A woodpecker shouts among the bald maples

 

and Elaine maligns me: “I don’t know why you’re

outside so much. You don’t even have a dog.”

She makes me feel like dirt but that’s not

so bad. A swirl of sea-gale buffets the chimneys, 

twigs clatter onto Subarus. Daffodils, yellow as eyes,

breast the wind. Earth is thawing, they

shout, they shout, and I, on this half-

green bank, unfurl.



[from Accidental Hymn (Deerbrook Editions, 2022)]

Saturday, April 20, 2024

Woke up to a mild rain, just what the newly planted seeds are longing for. And now I am sitting here quietly, enjoying my first weekend morning at home for a while. Midday I will need to head out for a reading, but for the moment I am unhurried and unperturbed.

Yesterday afternoon Delle, Teresa, Jeannie, and I ended up in a two-hour zoom confab that mostly centered around Anne Carson's long poem "The Glass Essay," which we'd all read beforehand and, unbeknownst to one another, all deeply disliked. So that was interesting: discovering, unexpectedly, that the four of us had meshed over a poem that is generally treated as exemplary. To me, it felt imaginatively untrustworthy, among other things. But of course I was worried about saying so, assuming that others had read it "better" than I had. It was surprisingly cathartic to discover that my admired friends also mistrusted the poem.

Otherwise, I had a plain day. I walked. I edited. I did laundry and mopped floors. I made chicken stock and then chicken and rice soup. I played cribbage and lit a fire and drank a beer and listened to a peppy baseball game. I read a history of the Comanches and I read a novel about the Maine coast. I felt sad about my neighbor, who died in his house two days ago so can no longer love the daffodils that bob brightly in his front-yard grass.

This afternoon I'll be reading at the Gibbs Memorial Library in Washington, Maine, at 3 p.m., alongside the poet and archivist Jefferson Navicky. He and I will also be carpooling together, and I'm looking forward to some conversation with him beforehand. The venue is a small library in a small town, and the reading will undoubtedly have a small audience, but what's new. Small is the story of poetry. 

Friday, April 19, 2024

I went out to write last night, for the first time in two weeks, and I guess it was the right thing to do because all three drafts poured out of me, a rush of words, a swirl of geography, bits and pieces of my reading, of my days, floating like jetsam in the torrent of lines.

It's possible that next week I might have a chance to work on some of the material in my notebook. There's a lot to comb through: I haven't had revision space for weeks, and I won't have it today. I need to finish the editing project; I need to prep for tomorrow's reading; I need to meet with my Poetry Lab compadres; I need to clean the downstairs rooms and wash sheets and towels; I need to make chicken stock and weed the gardens. There's not enough time in the day, some days, most days . . . especially in spring.
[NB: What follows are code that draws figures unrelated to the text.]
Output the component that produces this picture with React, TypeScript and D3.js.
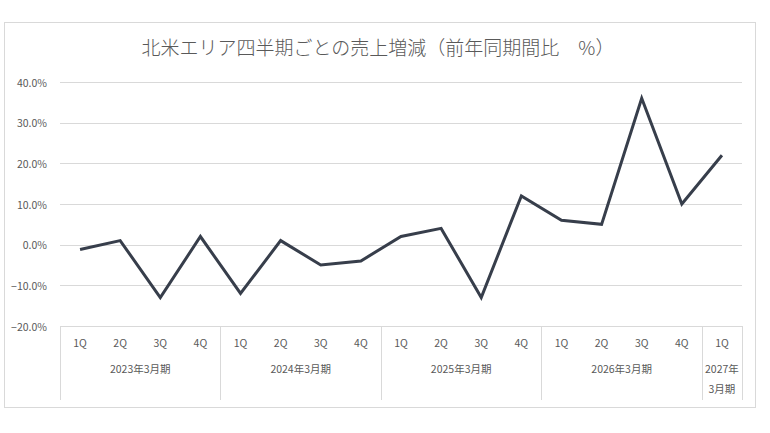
import React, { useEffect, useRef } from "react";
import * as d3 from "d3";

const quarters = ["1Q", "2Q", "3Q", "4Q", "1Q", "2Q", "3Q", "4Q", "1Q", "2Q", "3Q", "4Q", "1Q", "2Q", "3Q", "4Q", "1Q"];
const fiscalYears = ["2023年3月期", "2024年3月期", "2025年3月期", "2026年3月期", "2027年3月期"];
const quartersPerYear = [4, 4, 4, 4, 1];
const growth = [-1.2, 1, -13, 2, -12, 1, -5, -4, 2, 4, -13, 12, 6, 5, 36, 10, 22];
const yTicks = [-20, -10, 0, 10, 20, 30, 40];
const title = "北米エリア四半期ごとの売上増減（前年同期間比　%）";

const width = 770;
const height = 433;
const font = "'Noto Sans CJK JP', 'Noto Sans', sans-serif";
const textColor = "#595959";
const gridColor = "#d9d9d9";

const App: React.FC = () => {
  const ref = useRef<SVGSVGElement | null>(null);

  useEffect(() => {
    if (!ref.current) return;
    const svg = d3.select(ref.current);
    svg.selectAll("*").remove();

    const left = 60;
    const right = 742;
    const top = 82;
    const bottom = 326;
    const catBottom = 400;

    const keys = quarters.map((_, i) => String(i));
    const x = d3.scaleBand<string>().domain(keys).range([left, right]).padding(0);
    const y = d3.scaleLinear().domain([-20, 40]).range([bottom, top]);

    svg.append("rect")
      .attr("x", 0).attr("y", 0).attr("width", width).attr("height", height)
      .attr("fill", "#fff");

    svg.append("rect")
      .attr("x", 4.5).attr("y", 22.5).attr("width", 751).attr("height", 385)
      .attr("fill", "#fff").attr("stroke", gridColor).attr("stroke-width", 1);

    svg.append("text")
      .attr("x", 378).attr("y", 55)
      .attr("text-anchor", "middle")
      .attr("font-family", font)
      .attr("font-size", 19)
      .attr("font-weight", 300)
      .attr("fill", textColor)
      .text(title);

    // gridlines + y labels
    const grid = svg.append("g");
    grid.selectAll("line")
      .data(yTicks)
      .enter()
      .append("line")
      .attr("x1", left).attr("x2", right)
      .attr("y1", (d) => Math.round(y(d)) + 0.5)
      .attr("y2", (d) => Math.round(y(d)) + 0.5)
      .attr("stroke", gridColor).attr("stroke-width", 1);

    grid.selectAll("text")
      .data(yTicks)
      .enter()
      .append("text")
      .attr("x", 47).attr("y", (d) => y(d))
      .attr("text-anchor", "end")
      .attr("dominant-baseline", "central")
      .attr("font-family", font)
      .attr("font-size", 10.5)
      .attr("fill", textColor)
      .text((d) => d3.format(".1f")(d) + "%");

    // category axis
    const cat = svg.append("g");
    cat.selectAll("text")
      .data(quarters)
      .enter()
      .append("text")
      .attr("x", (_, i) => (x(String(i)) ?? 0) + x.bandwidth() / 2)
      .attr("y", 342)
      .attr("text-anchor", "middle")
      .attr("dominant-baseline", "central")
      .attr("font-family", font)
      .attr("font-size", 10.5)
      .attr("fill", textColor)
      .text((d) => d);

    const starts = d3.cumsum([0, ...quartersPerYear]);
    const edges = Array.from(starts).map((s) =>
      s < quarters.length ? (x(String(s)) ?? 0) : right
    );
    cat.selectAll("line")
      .data(edges)
      .enter()
      .append("line")
      .attr("x1", (d) => Math.round(d) + 0.5).attr("x2", (d) => Math.round(d) + 0.5)
      .attr("y1", bottom).attr("y2", catBottom)
      .attr("stroke", gridColor).attr("stroke-width", 1);

    fiscalYears.forEach((label, i) => {
      const x0 = edges[i];
      const x1 = edges[i + 1];
      const cx = (x0 + x1) / 2;
      const cut = label.indexOf("年") + 1;
      // narrow group: wrap after 年
      const lines = x1 - x0 < 70 ? [label.slice(0, cut), label.slice(cut)] : [label];
      lines.forEach((t, j) => {
        cat.append("text")
          .attr("x", cx)
          .attr("y", 368 + j * 20)
          .attr("text-anchor", "middle")
          .attr("dominant-baseline", "central")
          .attr("font-family", font)
          .attr("font-size", 10.5)
          .attr("fill", textColor)
          .text(t);
      });
    });

    const line = d3.line<number>()
      .x((_, i) => (x(String(i)) ?? 0) + x.bandwidth() / 2)
      .y((d) => y(d));

    svg.append("path")
      .datum(growth)
      .attr("d", line)
      .attr("fill", "none")
      .attr("stroke", "#373e4b")
      .attr("stroke-width", 3)
      .attr("stroke-linejoin", "miter");
  }, []);

  return (
    <>
      <style>{`body{margin:0}`}</style>
      <svg ref={ref} width={width} height={height} style={{ display: "block" }}></svg>
    </>
  );
};

export default App;
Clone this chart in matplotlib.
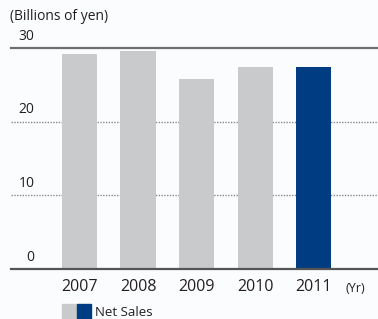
import matplotlib
matplotlib.use("Agg")
import matplotlib.pyplot as plt
from matplotlib.patches import Rectangle
import matplotlib.transforms as mtransforms

years = ["2007", "2008", "2009", "2010", "2011"]
net_sales = [29.2, 29.6, 25.8, 27.4, 27.4]
bar_colors = ["#c9cacc", "#c9cacc", "#c9cacc", "#c9cacc", "#003c82"]
y_ticks = [0, 10, 20, 30]
y_labels = ["0", "10", "20", "30"]

plt.rcParams['font.family'] = ['Open Sans', 'DejaVu Sans']
W, H = 378, 319
fig = plt.figure(figsize=(W / 100, H / 100), dpi=100)
bg = "#fbfcfd"
fig.patch.set_facecolor(bg)

ax = fig.add_axes([11 / W, 1 - 269 / H, 367 / W, (269 - 48) / H])
ax.set_facecolor(bg)
ax.set_xlim(-1.171, 5.10)
ax.set_ylim(0, 30)
for s in ax.spines.values():
    s.set_visible(False)

# dotted gridlines
for v in y_ticks[1:-1]:
    ax.axhline(v, color="#8a8a8a", lw=1.0, linestyle=(0, (1, 1)), zorder=1)
ax.axhline(30, color="#6e6e6e", lw=1.6, zorder=3, clip_on=False)
ax.axhline(0, color="#555555", lw=1.6, zorder=3, clip_on=False)

x = list(range(len(years)))
ax.bar(x, net_sales, width=0.6, color=bar_colors, zorder=2)

ax.set_yticks([])
ax.set_xticks(x)
ax.set_xticklabels(years, fontsize=11.5, color="#231f20")
ax.tick_params(axis="x", length=0, pad=7)

trans = mtransforms.blended_transform_factory(ax.transAxes, ax.transData)
for v, lab in zip(y_ticks, y_labels):
    ax.text(23.5 / 367, v + 0.6, lab, transform=trans, ha="right", va="bottom",
            fontsize=10, color="#231f20")

fig.text(355 / W, 1 - 289 / H, "(Yr)", ha="center", va="center",
         fontsize=9, color="#231f20")
fig.text(10 / W, 1 - 17 / H, "(Billions of yen)", ha="left", va="center",
         fontsize=10, color="#231f20")

# legend
fig.patches.append(Rectangle((62 / W, 0), 14 / W, 15 / H, transform=fig.transFigure,
                             color="#c9cacc"))
fig.patches.append(Rectangle((77 / W, 0), 14 / W, 15 / H, transform=fig.transFigure,
                             color="#003c82"))
fig.text(95 / W, 1 - 312 / H, "Net Sales", ha="left", va="center",
         fontsize=9.5, color="#231f20")

fig.savefig("out.png", dpi=100, facecolor=bg)
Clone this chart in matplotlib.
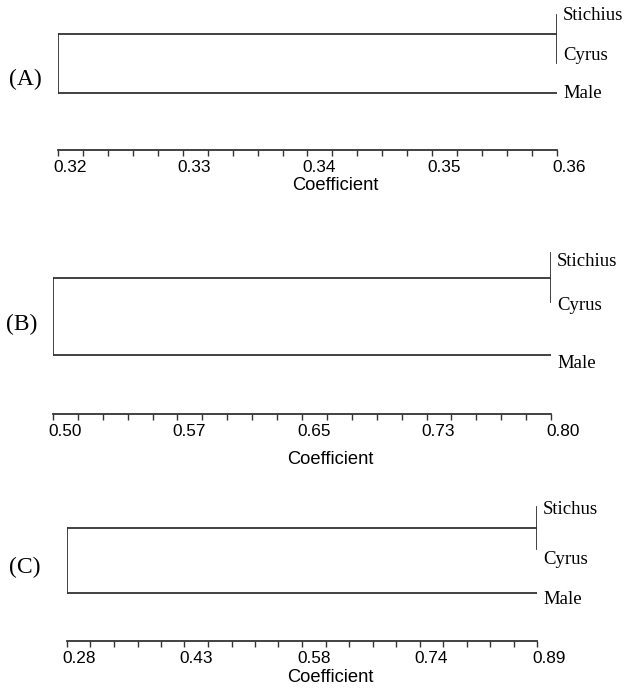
import numpy as np
import matplotlib.pyplot as plt
from matplotlib.transforms import ScaledTranslation

# dendrogram data: leaves, merge levels (pair join, root join), axis tick labels
panel_names = ['(A)', '(B)', '(C)']
leaves_a = ['Stichius', 'Cyrus', 'Male']
leaves_b = ['Stichius', 'Cyrus', 'Male']
leaves_c = ['Stichus', 'Cyrus', 'Male']
merge_a = [0.36, 0.32]
merge_b = [0.80, 0.50]
merge_c = [0.89, 0.28]
ticks_a = ['0.32', '0.33', '0.34', '0.35', '0.36']
ticks_b = ['0.50', '0.57', '0.65', '0.73', '0.80']
ticks_c = ['0.28', '0.43', '0.58', '0.74', '0.89']

W, H = 626, 689
LINE = '#333333'
SERIF = ['Liberation Serif', 'DejaVu Serif']
SANS = ['Liberation Sans', 'DejaVu Sans']
plt.rcParams['font.family'] = SERIF

# layout in pixels: root x, end x, axis y, vertical top, vertical bottom, join y, male y,
# leaf label ys, panel label (x, y), coefficient y
layout = [
    dict(x0=58, x1=557, ax_y=150, vt=15, vb=63, jy=34, my=93, ly=[16, 56, 93], pl=(25, 79), cy=185),
    dict(x0=53, x1=551, ax_y=414, vt=253, vb=302, jy=278, my=355, ly=[261, 306, 363], pl=(22, 324), cy=459),
    dict(x0=67, x1=537, ax_y=641, vt=507, vb=549, jy=528, my=593, ly=[509, 559, 599], pl=(25, 567), cy=677),
]

fig = plt.figure(figsize=(W / 100, H / 100), dpi=100)
dx = lambda px: ScaledTranslation(px / 100, 0, fig.dpi_scale_trans)

for name, leaves, merge, tlabels, lay in zip(panel_names, [leaves_a, leaves_b, leaves_c],
                                             [merge_a, merge_b, merge_c],
                                             [ticks_a, ticks_b, ticks_c], layout):
    top = lay['vt'] - 4
    ax = fig.add_axes([lay['x0'] / W, 1 - lay['ax_y'] / H,
                       (lay['x1'] - lay['x0']) / W, (lay['ax_y'] - top) / H])
    pair, root = merge
    ax.set_xlim(root, pair)
    ax.set_ylim(lay['ax_y'], top)

    # dendrogram branches
    ax.plot([root, root], [lay['jy'], lay['my']], color=LINE, lw=1.3, solid_capstyle='projecting')
    ax.plot([root, pair], [lay['jy'], lay['jy']], color=LINE, lw=1.3)
    ax.plot([root, pair], [lay['my'], lay['my']], color=LINE, lw=1.3)
    ax.plot([pair, pair], [lay['vt'], lay['vb']], color=LINE, lw=1.3)

    for lab, y in zip(leaves, lay['ly']):
        ax.text(pair, y, lab, transform=ax.transData + dx(6), ha='left', va='center', fontsize=13.5)

    # coefficient axis
    for s in ['left', 'right', 'top']:
        ax.spines[s].set_visible(False)
    ax.spines['bottom'].set_color(LINE)
    ax.spines['bottom'].set_linewidth(1.3)
    ax.set_yticks([])
    ax.set_xticks(np.linspace(root, pair, len(tlabels)), tlabels)
    ax.set_xticks(np.linspace(root, pair, 21), minor=True)
    ax.tick_params(axis='x', which='both', direction='out', length=4, width=1, color=LINE, pad=3)
    for t in ax.get_xticklabels():
        t.set_fontfamily(SANS)
        t.set_fontsize(12.4)
        t.set_horizontalalignment('left')
        t.set_transform(t.get_transform() + dx(-5))
    ax.text(0.5, 1 - (lay['cy'] - top) / (lay['ax_y'] - top), 'Coefficient',
            transform=ax.transAxes + dx(-15), ha='left', va='center', fontsize=13.2, family=SANS)

    fig.text(lay['pl'][0] / W, 1 - lay['pl'][1] / H, name, ha='center', va='center', fontsize=17)

fig.savefig('out.png', dpi=100, facecolor='white')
But there's happiness: the alarm didn't go off at 4:30 this morning, and I slept hard all night long. I've drunk my one small cup of coffee, and a dark blue sky is unfolding behind the silhouetted maples. This morning, before breakfast, I'll take a long walk; I'll amble toward my slate of obligations and keep watch for hawks and mockingbirds and woodpeckers and bobbing daffodils.

What a fancy world I live in, gilded with poems and clothespins and packets of seeds.